The shop also houses a small coffee bar serving quality coffee and alcoholic drinks. Multiple reviewers mention lingering here after touring exhibits, sipping coffee while browsing through items they actually want to buy. It’s become a destination itself rather than just a place to grab something on your way out.
Free admission to the shop means you can pop in even without visiting the museum. Some locals apparently do exactly that, treating it as a unique shopping experience in the middle of South Beach’s commercial chaos.
What makes this space work is authenticity. The merchandise genuinely connects to the museum’s mission and collection rather than feeling like random products with the museum’s logo slapped on. You leave with items that remind you why you enjoyed your visit rather than dust-collectors you’ll regret buying.

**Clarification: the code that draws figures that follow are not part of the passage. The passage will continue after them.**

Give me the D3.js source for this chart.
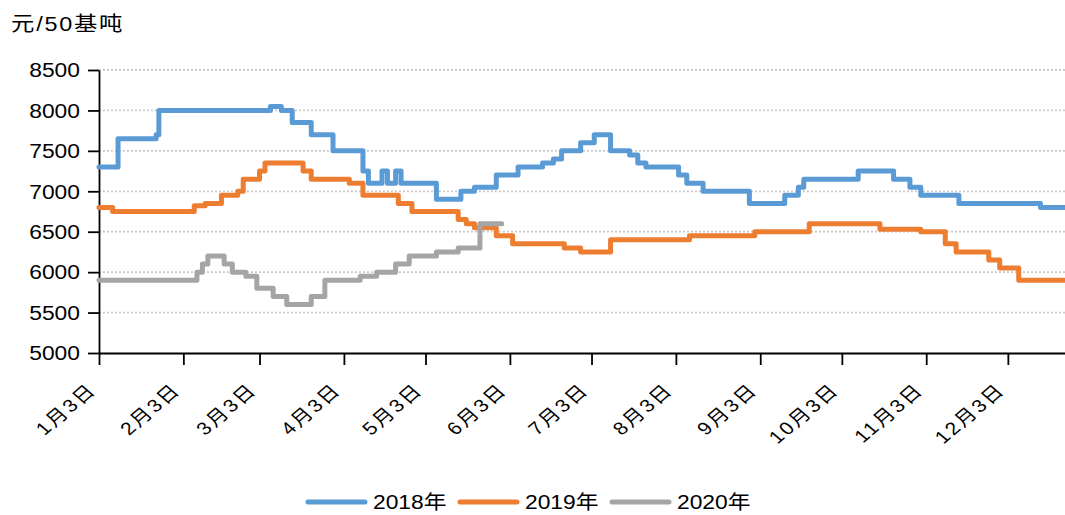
<!DOCTYPE html>
<html>
<head>
<meta charset="utf-8">
<script src="https://cdn.jsdelivr.net/npm/d3@7"></script>
<style>
  body { margin: 0; background: #fff; }
  svg text { font-family: "Liberation Sans", Arial, "Noto Sans CJK SC", sans-serif; fill: #000; }
</style>
</head>
<body>
<div id="chart"></div>
<script>
const unitLabel = '元/50基吨';
const seriesNames = ['2018年', '2019年', '2020年'];
const seriesColors = ['#5b9bd5', '#ed7d31', '#a5a5a5'];
const yTicks = [5000, 5500, 6000, 6500, 7000, 7500, 8000, 8500];
const monthTicks = ['1/3', '2/3', '3/3', '4/3', '5/3', '6/3', '7/3', '8/3', '9/3', '10/3', '11/3', '12/3'];

// change points: [month/day, price], value holds until next point
const s2018 = [
  ['1/3', 7300], ['1/10', 7650], ['1/24', 7700], ['1/25', 8000], ['3/7', 8050], ['3/11', 8000],
  ['3/15', 7850], ['3/22', 7700], ['3/30', 7500], ['4/10', 7250], ['4/12', 7100], ['4/17', 7250],
  ['4/19', 7100], ['4/22', 7250], ['4/24', 7100], ['5/7', 6900], ['5/16', 7000], ['5/21', 7050],
  ['5/29', 7200], ['6/6', 7300], ['6/15', 7350], ['6/19', 7400], ['6/22', 7500], ['6/29', 7600],
  ['7/4', 7700], ['7/10', 7500], ['7/17', 7450], ['7/20', 7350], ['7/23', 7300], ['8/4', 7200],
  ['8/7', 7100], ['8/13', 7000], ['8/30', 6850], ['9/12', 6950], ['9/17', 7050], ['9/19', 7150],
  ['10/9', 7250], ['10/22', 7150], ['10/28', 7050], ['11/1', 6950], ['11/15', 6850], ['12/15', 6800],
  ['12/24', 6800]
];
const s2019 = [
  ['1/3', 6800], ['1/8', 6750], ['2/7', 6820], ['2/11', 6850], ['2/17', 6950], ['2/23', 7000],
  ['2/25', 7150], ['3/3', 7250], ['3/5', 7350], ['3/19', 7250], ['3/22', 7150], ['4/5', 7100],
  ['4/10', 6950], ['4/23', 6850], ['4/28', 6750], ['5/15', 6650], ['5/18', 6600], ['5/21', 6550],
  ['5/29', 6450], ['6/4', 6350], ['6/23', 6300], ['6/29', 6250], ['7/10', 6400], ['8/8', 6450],
  ['9/1', 6500], ['9/21', 6600], ['10/17', 6530], ['11/1', 6500], ['11/10', 6350], ['11/14', 6250],
  ['11/26', 6150], ['11/30', 6050], ['12/7', 5900], ['12/24', 5900]
];
const s2020 = [
  ['1/3', 5900], ['2/8', 6000], ['2/10', 6100], ['2/12', 6200], ['2/18', 6100], ['2/21', 6000],
  ['2/26', 5950], ['3/2', 5800], ['3/8', 5700], ['3/13', 5600], ['3/22', 5700], ['3/27', 5900],
  ['4/9', 5950], ['4/15', 6000], ['4/22', 6100], ['4/27', 6200], ['5/7', 6250], ['5/15', 6300],
  ['5/23', 6600], ['5/31', 6600]
];

const width = 1065;
const height = 515;
const plot = {left: 99, right: 1065, top: 70, bottom: 353};
const stretch = 1.17;

const toDate = s => {
  const [m, d] = s.split('/').map(Number);
  return new Date(2018, m - 1, d);
};

const svg = d3.select('#chart')
  .append('svg')
    .attr('width', width)
    .attr('height', height);

const x = d3.scaleTime()
  .domain([toDate('1/3'), toDate('12/24')])
  .range([plot.left, plot.right]);

const y = d3.scaleLinear()
  .domain([5000, 8500])
  .range([plot.bottom, plot.top]);

// dotted grid
svg.append('g')
  .selectAll('line')
  .data(yTicks.filter(v => v > 5000))
  .enter()
  .append('line')
    .attr('x1', plot.left)
    .attr('x2', plot.right)
    .attr('y1', d => y(d))
    .attr('y2', d => y(d))
    .attr('stroke', '#c2c2c2')
    .attr('stroke-width', 1.8)
    .attr('stroke-dasharray', '1.8,2.2');

// y axis
const yAxis = svg.append('g')
  .attr('transform', `translate(${plot.left},0)`)
  .call(d3.axisLeft(y).tickValues(yTicks).tickSize(11).tickSizeOuter(0).tickFormat(d3.format('')));
yAxis.select('.domain').attr('stroke', '#000').attr('stroke-width', 1.8);
yAxis.selectAll('.tick line').attr('stroke', '#000').attr('stroke-width', 1.8);
yAxis.selectAll('.tick text')
  .attr('x', 0)
  .attr('dy', '0.35em')
  .attr('transform', `translate(-19,0) scale(${stretch},1)`)
  .style('font-size', '19.5px');

// x axis
const xAxis = svg.append('g')
  .attr('transform', `translate(0,${plot.bottom})`)
  .call(d3.axisBottom(x)
    .tickValues(monthTicks.map(toDate))
    .tickSize(12)
    .tickSizeOuter(0)
    .tickFormat(d => `${d.getMonth() + 1}月${d.getDate()}日`));
xAxis.select('.domain').attr('stroke', '#000').attr('stroke-width', 1.8);
xAxis.selectAll('.tick line').attr('stroke', '#000').attr('stroke-width', 1.8);
xAxis.selectAll('.tick text')
  .attr('x', 0)
  .attr('y', 0)
  .attr('dy', 0)
  .attr('transform', `translate(-2,38) scale(${stretch},1) rotate(-45)`)
  .style('text-anchor', 'end')
  .style('font-size', '18px')
  .style('letter-spacing', '2px');

// series
const line = d3.line()
  .x(d => x(toDate(d[0])))
  .y(d => y(d[1]))
  .curve(d3.curveStepAfter);

[s2018, s2019, s2020].forEach((s, i) => {
  svg.append('path')
    .datum(s)
    .attr('d', line)
    .attr('fill', 'none')
    .attr('stroke', seriesColors[i])
    .attr('stroke-width', 5)
    .attr('stroke-linejoin', 'round')
    .attr('stroke-linecap', 'round');
});

// unit label
svg.append('text')
  .attr('transform', `translate(11,31) scale(${stretch},1)`)
  .style('font-size', '20px')
  .style('letter-spacing', '1.5px')
  .text(unitLabel);

// legend
const legend = svg.append('g')
  .selectAll('g')
  .data(seriesNames)
  .enter()
  .append('g')
    .attr('transform', (d, i) => `translate(${308 + i * 152},502)`);
legend.append('line')
  .attr('x1', 0)
  .attr('x2', 57)
  .attr('stroke', (d, i) => seriesColors[i])
  .attr('stroke-width', 5)
  .attr('stroke-linecap', 'round');
legend.append('text')
  .attr('transform', `translate(65,7) scale(${stretch},1)`)
  .style('font-size', '19.5px')
  .text(d => d);
</script>
</body>
</html>
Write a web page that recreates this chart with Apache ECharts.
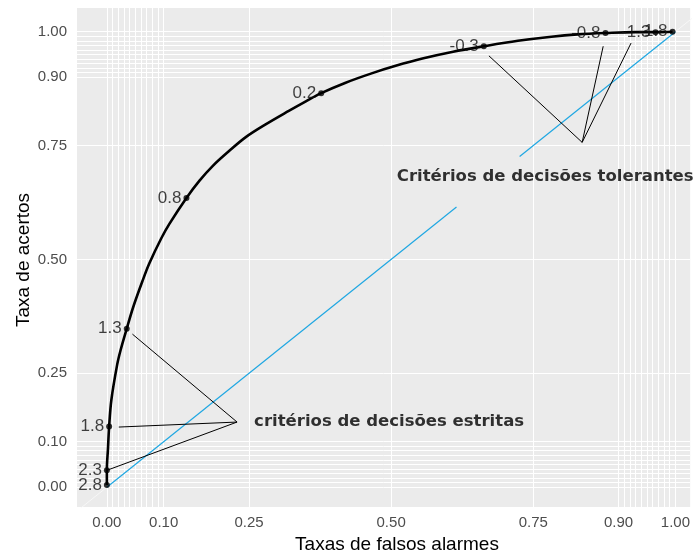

8. Limited Hours Mean You Need to Plan Ahead

Here’s the catch that trips up spontaneous visitors: The Wolfsonian stays closed Mondays and Tuesdays. If you’re planning a Miami Beach trip, you absolutely need to check the schedule before showing up, or you’ll find locked doors and disappointment.
Wednesday through Saturday, the museum operates from 10 AM to 6 PM. Fridays extend to 9 PM, offering evening hours perfect for beating the daytime heat or catching exhibits after work. Sundays also run 10 AM to 6 PM, making weekend visits totally doable.
The limited schedule actually reflects the museum’s status as an educational institution rather than a commercial tourist attraction. It operates on academic rhythms, with staff conducting research and rotating exhibits during closed days.
Smart visitors call ahead or check the website before visiting, especially since some floors occasionally close for installation of new exhibits. One reviewer mentioned arriving when only two floors were open, which shortened their visit considerably though they still found value in what they saw.
Metered parking sits steps away from the entrance, but Miami Beach parking enforcement is notoriously aggressive. Set phone alarms to remind yourself when meters expire—tickets come fast and expensive. The museum experience is great; the parking ticket afterward definitely isn’t worth the distraction from enjoying what you just saw inside.